Since we are in an evolutionary mode right now, it not strictly
necessary to obtain a vote on new features. But, it can save the trouble
of backing the change out if it turns out to be something another
Committer would veto. The hardcore Apache projects rarely vote on
anything except releases. The decision-making is consensus-based through
general discussion on the development lists. People use terms like +1
and -1 in the discussions, but its not so much a vote as an indication
of how they would vote, should a vote occur.
So, if you used tests as part of developing the feature, then please
commit those too. Or, if you see a test suite that could be extended to
include the new feature, please add the test.

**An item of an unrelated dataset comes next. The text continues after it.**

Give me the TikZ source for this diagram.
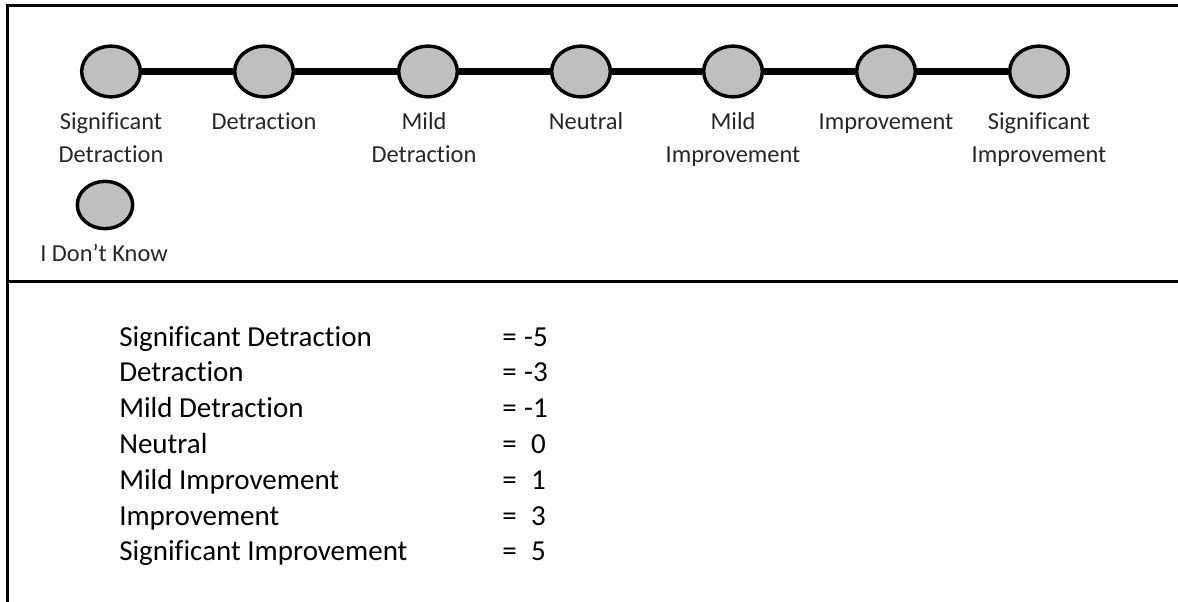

Unless we are going to try automating the changelog with Ant, then it
would be helpful to update the changelog as well (creating a new one if
needed).
Under heading observe the style of the original, please make sure that
any submission is fully Javadoc'd. If possible, please also update the
user guide as to the existence of your feature, relying on the Javadoc
for base material.
If the feature was covered by a Bugzilla ticket, then please resolve the
ticket. It's been suggested that if a feature was not registered in
Bugzilla, then we should create one for it, but I'm not sure that we've
developed a behavioral consensus on that. =:)
-Ted.
Don Brown wrote:
I'm familiar with the process of bringing up new features to the group as
it is documented on jakarta's site:
http://jakarta.apache.org/site/decisions.html
Rather, I was interesting in what the Struts process once the feature is
committed. I would assume the following areas would be affected:
- tests
- changelog
- documentation
- bugzilla
Don
On Sun, 28 Sep 2003, Robert Leland wrote:
Don Brown wrote:
What is the process when adding a new feature (in this case, wildcards for
action mappings)?
Create a Subject: [Proposal] wild cards for action mappings.
Use lazy Consensus.
At least 3 +1 votes, no -1 votes.
There is a doc somewhere that says when to use each type of vote.
Also I thought we already discussed this and it's addition was approved ?
Do we wait until a release is ready to update the
documentation or update it when the feature goes in?
I would say nightly Docs should always match the nightly source
Also, I couldn't
really find a changelog.
If you have maven you can now build the top level struts documentation
which includes a
generated change log.
Do we just use bugzilla to track new features?
If so, should an enhancement request be made before a feature gets added?
No.
If this information is already on a webpage somewhere, I apologize in
advance :)
I would like to know that answer also.